Walker: Everything I learned was from Legacy and my physician. It took me almost ten years to realize that my weight, being overweight, would probably take my life much faster than HIV. And I attribute that to a quote that Sean Barrett said to me upon his arrival at Legacy. We passed each other, and he introduced himself as Legacy’s new nutritionist/dietician. And he said, “You should come by and see me. Why don’t you make an appointment?” I made an appointment, I sat in his office, and after we conversed, he said to me, “I can tell you this: nine times out of ten, HIV will not take your life, but you will lose your life if you don’t control your weight being this out of control. You can lose your life with hypertension, diabetes, and the fact that you’re morbidly obese.” With them, I was able to lose 210 pounds.
Defender: Can you walk us through the challenges and triumphs you faced on your fitness journey?
Walker: The first challenge was portion control. I didn’t know anything about portion control. He introduced me to MyPlate and taught me how to utilize it for healthy eating. That was a big challenge because, like I said, I was used to eating whatever I wanted, whenever I wanted, and as much as I wanted. The second challenge was exercise. He eased me into an exercise program that started slowly. It wasn’t anything vigorous at first. It was just walking for 15 minutes three times a week. That was a big challenge because I was winded easily, and my knees hurt. But I stuck with it because I knew I had to do something. He put me on a low-carb, low-fat diet. That was another challenge because I loved sweets and carbohydrates. But with everything he was teaching me, I knew I had to try it.
Defender: Your story goes beyond weight loss – it’s about overall wellness. How has your mental and emotional well-being improved along with your physical health?
Walker: My mental health has improved greatly. Now, I have a psychiatrist, a psychologist and a behavior health therapist. I talk to a therapist weekly, and I’m on medication to sleep better at night. And I have medication for my depression. I’m balancing out. But it is taken; I’ve been with Legacy for over 20 years. I feel happier than I’ve ever been.
Defender: What advice would you give to others struggling with weight loss or managing a chronic illness?
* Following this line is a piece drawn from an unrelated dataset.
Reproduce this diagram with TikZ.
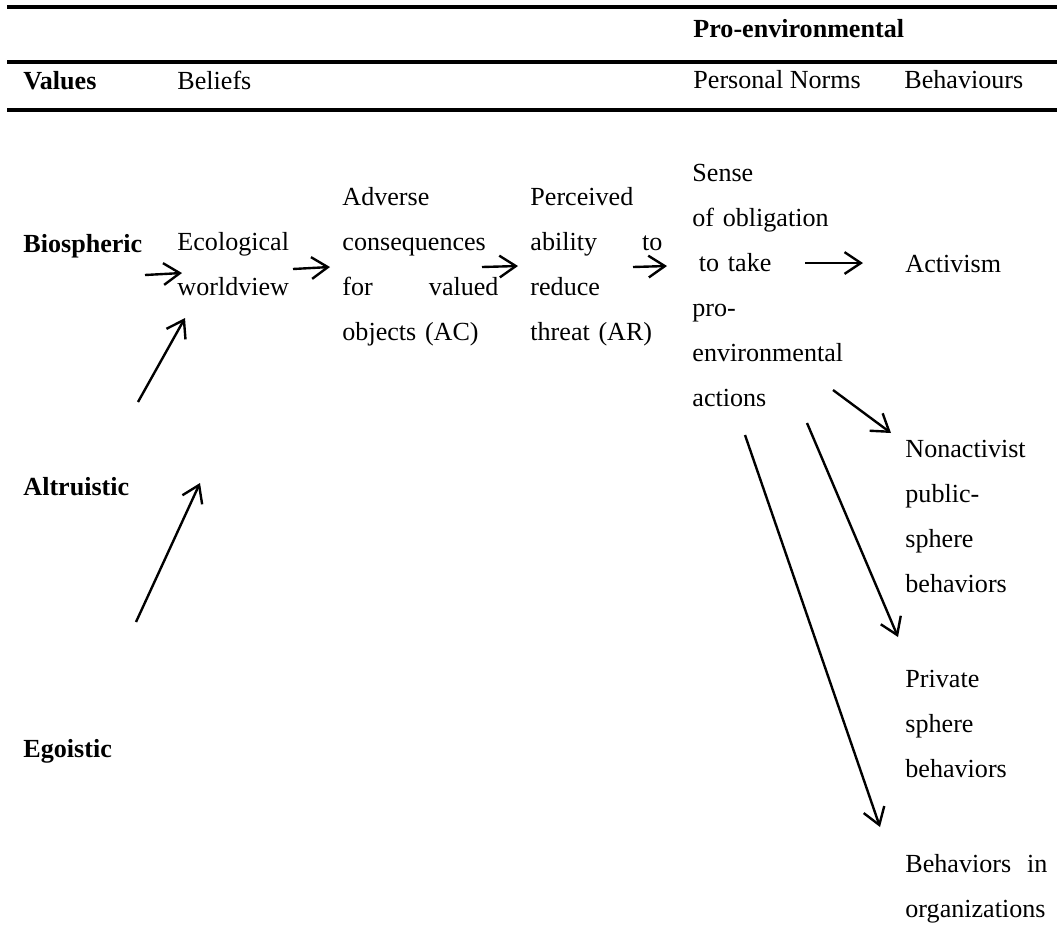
\documentclass[tikz,border=0pt]{standalone}
\usepackage{fontspec}
\setmainfont{Liberation Serif}
\usetikzlibrary{arrows.meta}

\begin{document}
\begin{tikzpicture}[x=0.46pt,y=-0.46pt,
        txt/.style={anchor=base west, inner sep=0pt, align=left, font=\fontsize{12pt}{20.7pt}\selectfont},
        bold/.style={txt, font=\fontsize{12pt}{20.7pt}\selectfont\bfseries},
        arr/.style={-{Straight Barb[length=7.5pt,width=10pt,line width=1.1pt]}, line width=1.1pt},
        rule/.style={line width=1.5pt}]
        \useasboundingbox (0,0) rectangle (1057,925);

        % table head
        \draw[rule] (7,7) -- (1057,7);
        \draw[rule] (7,62) -- (1057,62);
        \draw[rule] (7,110) -- (1057,110);

        \node[bold] (pro) at (693,37) {Pro-environmental};
        \node[bold] (values) at (23,89) {Values};
        \node[txt] (beliefs) at (177,89) {Beliefs};
        \node[txt] (norms) at (693,88) {Personal Norms};
        \node[txt] (behav) at (904,88) {Behaviours};

        % values
        \node[bold] (bio) at (23,252) {Biospheric};
        \node[bold] (alt) at (23,495) {Altruistic};
        \node[bold] (ego) at (23,757) {Egoistic};

        % chain
        \node[txt, text width=55pt] (eco) at (177,250) {Ecological\\worldview};
        \node[txt, text width=71.8pt] (ac) at (342,205) {Adverse\\consequences\\for\hfill valued\\objects (AC)};
        \node[txt, text width=60.7pt] (ar) at (530,205) {Perceived\\ability\hfill to\\reduce\\threat (AR)};
        \node[txt, text width=75pt] (pn) at (692,181) {Sense\\of obligation\\\hspace*{3pt}to take\\pro-\\environmental\\actions};

        \node[txt] (act) at (905,272) {Activism};
        \node[txt, text width=66pt] (nonact) at (905,457) {Nonactivist\\public-\\sphere\\behaviors};
        \node[txt, text width=66pt] (priv) at (905,687) {Private\\sphere\\behaviors};
        \node[txt, text width=65.3pt] (org) at (905,872) {Behaviors\hfill in\\organizations};

        \coordinate (bioR) at (145,275);
        \coordinate (ecoL) at (182,273);
        \coordinate (ecoR) at (293,269);
        \coordinate (acL) at (330,267);
        \coordinate (acR) at (482,267);
        \coordinate (arL) at (518,266);
        \coordinate (arR) at (633,267);
        \coordinate (pnL) at (667,266);
        \coordinate (pnR) at (805,263);
        \coordinate (actL) at (863,263);
        \coordinate (pn1) at (833,390);
        \coordinate (nonactL) at (891,433);
        \coordinate (pn2) at (807,423);
        \coordinate (privL) at (898,637);
        \coordinate (pn3) at (745,435);
        \coordinate (orgL) at (880,827);
        \coordinate (altT) at (138,402);
        \coordinate (ecoB) at (185,318);
        \coordinate (egoT) at (136,622);
        \coordinate (altR) at (200,483);

        \draw[arr] (bioR) -- (ecoL);
        \draw[arr] (ecoR) -- (acL);
        \draw[arr] (acR) -- (arL);
        \draw[arr] (arR) -- (pnL);
        \draw[arr] (pnR) -- (actL);
        \draw[arr] (pn1) -- (nonactL);
        \draw[arr] (pn2) -- (privL);
        \draw[arr] (pn3) -- (orgL);
        \draw[arr] (altT) -- (ecoB);
        \draw[arr] (egoT) -- (altR);
    \end{tikzpicture}
\end{document}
Walker: you must first care enough about yourself to want to live. A lot of people look for reasons to live. My reason for living is to want to see tomorrow. So, with every single thing that I have done to survive since I was diagnosed with HIV and came to the realization that I was morbidly obese and I was out of health control, I decided to rely on my team for success. I would advise anybody from my community, any man who doesn’t go to the doctor, to take what I’m saying and try it out. You’ll be surprised how technology has bridged a gap between us and the health profession.